### OBJECTIVE
Repeat the material below exactly, line for line.

Records with drawing code
------------------------
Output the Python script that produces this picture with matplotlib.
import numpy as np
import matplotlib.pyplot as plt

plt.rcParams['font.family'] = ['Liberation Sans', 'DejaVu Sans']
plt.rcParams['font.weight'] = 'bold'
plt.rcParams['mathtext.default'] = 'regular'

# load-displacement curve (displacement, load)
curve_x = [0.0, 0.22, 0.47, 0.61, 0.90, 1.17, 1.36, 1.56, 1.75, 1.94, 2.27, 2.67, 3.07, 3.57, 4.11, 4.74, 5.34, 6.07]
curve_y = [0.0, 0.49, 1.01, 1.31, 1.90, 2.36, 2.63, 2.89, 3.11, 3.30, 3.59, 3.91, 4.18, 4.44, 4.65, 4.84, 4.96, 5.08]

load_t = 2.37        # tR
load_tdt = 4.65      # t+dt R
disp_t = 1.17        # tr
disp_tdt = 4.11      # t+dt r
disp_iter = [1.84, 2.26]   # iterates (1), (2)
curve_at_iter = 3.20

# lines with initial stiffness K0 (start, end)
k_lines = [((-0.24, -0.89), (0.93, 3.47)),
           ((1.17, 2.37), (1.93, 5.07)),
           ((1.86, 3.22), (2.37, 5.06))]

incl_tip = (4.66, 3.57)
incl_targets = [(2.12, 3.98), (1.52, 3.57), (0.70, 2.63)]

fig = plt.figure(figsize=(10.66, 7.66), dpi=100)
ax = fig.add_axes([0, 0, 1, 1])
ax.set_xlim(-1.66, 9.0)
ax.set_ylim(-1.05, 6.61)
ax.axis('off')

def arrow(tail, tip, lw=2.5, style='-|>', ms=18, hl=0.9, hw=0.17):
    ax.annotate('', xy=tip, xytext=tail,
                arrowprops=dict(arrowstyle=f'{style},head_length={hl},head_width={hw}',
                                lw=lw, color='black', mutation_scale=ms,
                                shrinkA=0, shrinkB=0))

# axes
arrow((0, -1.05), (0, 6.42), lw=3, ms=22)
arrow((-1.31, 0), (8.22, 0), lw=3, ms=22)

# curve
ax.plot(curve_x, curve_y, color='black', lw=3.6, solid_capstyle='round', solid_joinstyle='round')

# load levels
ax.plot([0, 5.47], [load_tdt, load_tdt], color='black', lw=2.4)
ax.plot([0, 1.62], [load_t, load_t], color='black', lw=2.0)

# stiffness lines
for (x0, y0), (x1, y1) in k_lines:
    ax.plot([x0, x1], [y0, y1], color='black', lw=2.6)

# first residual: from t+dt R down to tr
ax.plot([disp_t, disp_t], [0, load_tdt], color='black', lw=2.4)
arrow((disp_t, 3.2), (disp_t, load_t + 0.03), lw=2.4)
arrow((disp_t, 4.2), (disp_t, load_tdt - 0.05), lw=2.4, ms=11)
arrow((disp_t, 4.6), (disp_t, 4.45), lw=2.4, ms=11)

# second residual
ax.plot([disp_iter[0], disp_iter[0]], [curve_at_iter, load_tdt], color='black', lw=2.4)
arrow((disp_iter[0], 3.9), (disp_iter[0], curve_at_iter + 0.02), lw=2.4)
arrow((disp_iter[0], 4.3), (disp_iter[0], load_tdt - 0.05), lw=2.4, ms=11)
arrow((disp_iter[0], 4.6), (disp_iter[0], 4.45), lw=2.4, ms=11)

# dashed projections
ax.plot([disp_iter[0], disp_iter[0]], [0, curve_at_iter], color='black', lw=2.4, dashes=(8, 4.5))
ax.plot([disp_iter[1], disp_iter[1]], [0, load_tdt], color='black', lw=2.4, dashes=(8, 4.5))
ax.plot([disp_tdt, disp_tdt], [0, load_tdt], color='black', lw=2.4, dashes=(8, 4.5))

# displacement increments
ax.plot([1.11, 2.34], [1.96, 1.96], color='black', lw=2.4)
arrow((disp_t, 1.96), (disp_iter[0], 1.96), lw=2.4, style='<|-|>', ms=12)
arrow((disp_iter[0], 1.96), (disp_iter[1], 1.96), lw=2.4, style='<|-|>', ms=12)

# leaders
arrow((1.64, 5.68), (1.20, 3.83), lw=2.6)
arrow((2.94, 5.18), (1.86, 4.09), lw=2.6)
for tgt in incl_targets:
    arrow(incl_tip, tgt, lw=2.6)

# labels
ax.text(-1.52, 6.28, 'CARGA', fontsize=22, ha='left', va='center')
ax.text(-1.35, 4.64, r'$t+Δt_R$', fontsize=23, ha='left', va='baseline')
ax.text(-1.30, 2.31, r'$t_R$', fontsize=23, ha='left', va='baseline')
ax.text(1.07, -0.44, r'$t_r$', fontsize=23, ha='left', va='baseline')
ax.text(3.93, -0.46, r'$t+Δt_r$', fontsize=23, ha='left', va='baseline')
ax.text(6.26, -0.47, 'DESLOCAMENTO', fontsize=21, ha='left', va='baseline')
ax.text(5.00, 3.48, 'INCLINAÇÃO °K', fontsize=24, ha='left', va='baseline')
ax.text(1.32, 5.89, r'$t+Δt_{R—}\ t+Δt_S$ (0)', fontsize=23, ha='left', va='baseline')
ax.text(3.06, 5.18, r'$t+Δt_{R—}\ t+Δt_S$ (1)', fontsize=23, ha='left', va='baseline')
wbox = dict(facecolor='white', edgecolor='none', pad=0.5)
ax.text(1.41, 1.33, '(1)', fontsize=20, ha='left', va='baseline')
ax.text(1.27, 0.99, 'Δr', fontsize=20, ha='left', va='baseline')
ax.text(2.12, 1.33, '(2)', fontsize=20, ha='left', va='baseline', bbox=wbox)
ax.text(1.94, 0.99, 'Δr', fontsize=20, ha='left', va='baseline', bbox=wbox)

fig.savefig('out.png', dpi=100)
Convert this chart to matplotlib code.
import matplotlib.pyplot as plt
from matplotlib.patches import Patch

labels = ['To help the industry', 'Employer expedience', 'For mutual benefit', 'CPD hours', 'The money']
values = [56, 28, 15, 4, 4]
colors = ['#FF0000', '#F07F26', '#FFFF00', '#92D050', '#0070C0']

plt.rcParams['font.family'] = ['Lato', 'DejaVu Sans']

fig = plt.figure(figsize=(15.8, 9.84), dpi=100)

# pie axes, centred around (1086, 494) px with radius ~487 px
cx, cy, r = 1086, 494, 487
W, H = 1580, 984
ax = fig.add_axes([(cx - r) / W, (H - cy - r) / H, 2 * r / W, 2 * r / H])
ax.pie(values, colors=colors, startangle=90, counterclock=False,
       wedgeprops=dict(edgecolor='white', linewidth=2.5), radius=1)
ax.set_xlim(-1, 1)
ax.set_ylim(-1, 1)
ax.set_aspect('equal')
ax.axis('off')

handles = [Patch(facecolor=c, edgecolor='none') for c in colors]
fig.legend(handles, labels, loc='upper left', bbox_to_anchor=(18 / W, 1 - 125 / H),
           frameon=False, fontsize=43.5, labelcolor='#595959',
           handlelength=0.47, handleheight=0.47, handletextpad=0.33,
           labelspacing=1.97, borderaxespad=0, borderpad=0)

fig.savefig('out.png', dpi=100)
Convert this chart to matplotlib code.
------------------------
### SOLUTION FOR THIS EXERCISE
Output the Python script that produces this picture with matplotlib.
import numpy as np
import matplotlib.pyplot as plt

plt.rcParams['font.family'] = ['Liberation Sans', 'DejaVu Sans']
plt.rcParams['font.weight'] = 'bold'
plt.rcParams['mathtext.default'] = 'regular'

# load-displacement curve (displacement, load)
curve_x = [0.0, 0.22, 0.47, 0.61, 0.90, 1.17, 1.36, 1.56, 1.75, 1.94, 2.27, 2.67, 3.07, 3.57, 4.11, 4.74, 5.34, 6.07]
curve_y = [0.0, 0.49, 1.01, 1.31, 1.90, 2.36, 2.63, 2.89, 3.11, 3.30, 3.59, 3.91, 4.18, 4.44, 4.65, 4.84, 4.96, 5.08]

load_t = 2.37        # tR
load_tdt = 4.65      # t+dt R
disp_t = 1.17        # tr
disp_tdt = 4.11      # t+dt r
disp_iter = [1.84, 2.26]   # iterates (1), (2)
curve_at_iter = 3.20

# lines with initial stiffness K0 (start, end)
k_lines = [((-0.24, -0.89), (0.93, 3.47)),
           ((1.17, 2.37), (1.93, 5.07)),
           ((1.86, 3.22), (2.37, 5.06))]

incl_tip = (4.66, 3.57)
incl_targets = [(2.12, 3.98), (1.52, 3.57), (0.70, 2.63)]

fig = plt.figure(figsize=(10.66, 7.66), dpi=100)
ax = fig.add_axes([0, 0, 1, 1])
ax.set_xlim(-1.66, 9.0)
ax.set_ylim(-1.05, 6.61)
ax.axis('off')

def arrow(tail, tip, lw=2.5, style='-|>', ms=18, hl=0.9, hw=0.17):
    ax.annotate('', xy=tip, xytext=tail,
                arrowprops=dict(arrowstyle=f'{style},head_length={hl},head_width={hw}',
                                lw=lw, color='black', mutation_scale=ms,
                                shrinkA=0, shrinkB=0))

# axes
arrow((0, -1.05), (0, 6.42), lw=3, ms=22)
arrow((-1.31, 0), (8.22, 0), lw=3, ms=22)

# curve
ax.plot(curve_x, curve_y, color='black', lw=3.6, solid_capstyle='round', solid_joinstyle='round')

# load levels
ax.plot([0, 5.47], [load_tdt, load_tdt], color='black', lw=2.4)
ax.plot([0, 1.62], [load_t, load_t], color='black', lw=2.0)

# stiffness lines
for (x0, y0), (x1, y1) in k_lines:
    ax.plot([x0, x1], [y0, y1], color='black', lw=2.6)

# first residual: from t+dt R down to tr
ax.plot([disp_t, disp_t], [0, load_tdt], color='black', lw=2.4)
arrow((disp_t, 3.2), (disp_t, load_t + 0.03), lw=2.4)
arrow((disp_t, 4.2), (disp_t, load_tdt - 0.05), lw=2.4, ms=11)
arrow((disp_t, 4.6), (disp_t, 4.45), lw=2.4, ms=11)

# second residual
ax.plot([disp_iter[0], disp_iter[0]], [curve_at_iter, load_tdt], color='black', lw=2.4)
arrow((disp_iter[0], 3.9), (disp_iter[0], curve_at_iter + 0.02), lw=2.4)
arrow((disp_iter[0], 4.3), (disp_iter[0], load_tdt - 0.05), lw=2.4, ms=11)
arrow((disp_iter[0], 4.6), (disp_iter[0], 4.45), lw=2.4, ms=11)

# dashed projections
ax.plot([disp_iter[0], disp_iter[0]], [0, curve_at_iter], color='black', lw=2.4, dashes=(8, 4.5))
ax.plot([disp_iter[1], disp_iter[1]], [0, load_tdt], color='black', lw=2.4, dashes=(8, 4.5))
ax.plot([disp_tdt, disp_tdt], [0, load_tdt], color='black', lw=2.4, dashes=(8, 4.5))

# displacement increments
ax.plot([1.11, 2.34], [1.96, 1.96], color='black', lw=2.4)
arrow((disp_t, 1.96), (disp_iter[0], 1.96), lw=2.4, style='<|-|>', ms=12)
arrow((disp_iter[0], 1.96), (disp_iter[1], 1.96), lw=2.4, style='<|-|>', ms=12)

# leaders
arrow((1.64, 5.68), (1.20, 3.83), lw=2.6)
arrow((2.94, 5.18), (1.86, 4.09), lw=2.6)
for tgt in incl_targets:
    arrow(incl_tip, tgt, lw=2.6)

# labels
ax.text(-1.52, 6.28, 'CARGA', fontsize=22, ha='left', va='center')
ax.text(-1.35, 4.64, r'$t+Δt_R$', fontsize=23, ha='left', va='baseline')
ax.text(-1.30, 2.31, r'$t_R$', fontsize=23, ha='left', va='baseline')
ax.text(1.07, -0.44, r'$t_r$', fontsize=23, ha='left', va='baseline')
ax.text(3.93, -0.46, r'$t+Δt_r$', fontsize=23, ha='left', va='baseline')
ax.text(6.26, -0.47, 'DESLOCAMENTO', fontsize=21, ha='left', va='baseline')
ax.text(5.00, 3.48, 'INCLINAÇÃO °K', fontsize=24, ha='left', va='baseline')
ax.text(1.32, 5.89, r'$t+Δt_{R—}\ t+Δt_S$ (0)', fontsize=23, ha='left', va='baseline')
ax.text(3.06, 5.18, r'$t+Δt_{R—}\ t+Δt_S$ (1)', fontsize=23, ha='left', va='baseline')
wbox = dict(facecolor='white', edgecolor='none', pad=0.5)
ax.text(1.41, 1.33, '(1)', fontsize=20, ha='left', va='baseline')
ax.text(1.27, 0.99, 'Δr', fontsize=20, ha='left', va='baseline')
ax.text(2.12, 1.33, '(2)', fontsize=20, ha='left', va='baseline', bbox=wbox)
ax.text(1.94, 0.99, 'Δr', fontsize=20, ha='left', va='baseline', bbox=wbox)

fig.savefig('out.png', dpi=100)
Convert this chart to matplotlib code.
import matplotlib.pyplot as plt
from matplotlib.patches import Patch

labels = ['To help the industry', 'Employer expedience', 'For mutual benefit', 'CPD hours', 'The money']
values = [56, 28, 15, 4, 4]
colors = ['#FF0000', '#F07F26', '#FFFF00', '#92D050', '#0070C0']

plt.rcParams['font.family'] = ['Lato', 'DejaVu Sans']

fig = plt.figure(figsize=(15.8, 9.84), dpi=100)

# pie axes, centred around (1086, 494) px with radius ~487 px
cx, cy, r = 1086, 494, 487
W, H = 1580, 984
ax = fig.add_axes([(cx - r) / W, (H - cy - r) / H, 2 * r / W, 2 * r / H])
ax.pie(values, colors=colors, startangle=90, counterclock=False,
       wedgeprops=dict(edgecolor='white', linewidth=2.5), radius=1)
ax.set_xlim(-1, 1)
ax.set_ylim(-1, 1)
ax.set_aspect('equal')
ax.axis('off')

handles = [Patch(facecolor=c, edgecolor='none') for c in colors]
fig.legend(handles, labels, loc='upper left', bbox_to_anchor=(18 / W, 1 - 125 / H),
           frameon=False, fontsize=43.5, labelcolor='#595959',
           handlelength=0.47, handleheight=0.47, handletextpad=0.33,
           labelspacing=1.97, borderaxespad=0, borderpad=0)

fig.savefig('out.png', dpi=100)
Convert this chart to matplotlib code.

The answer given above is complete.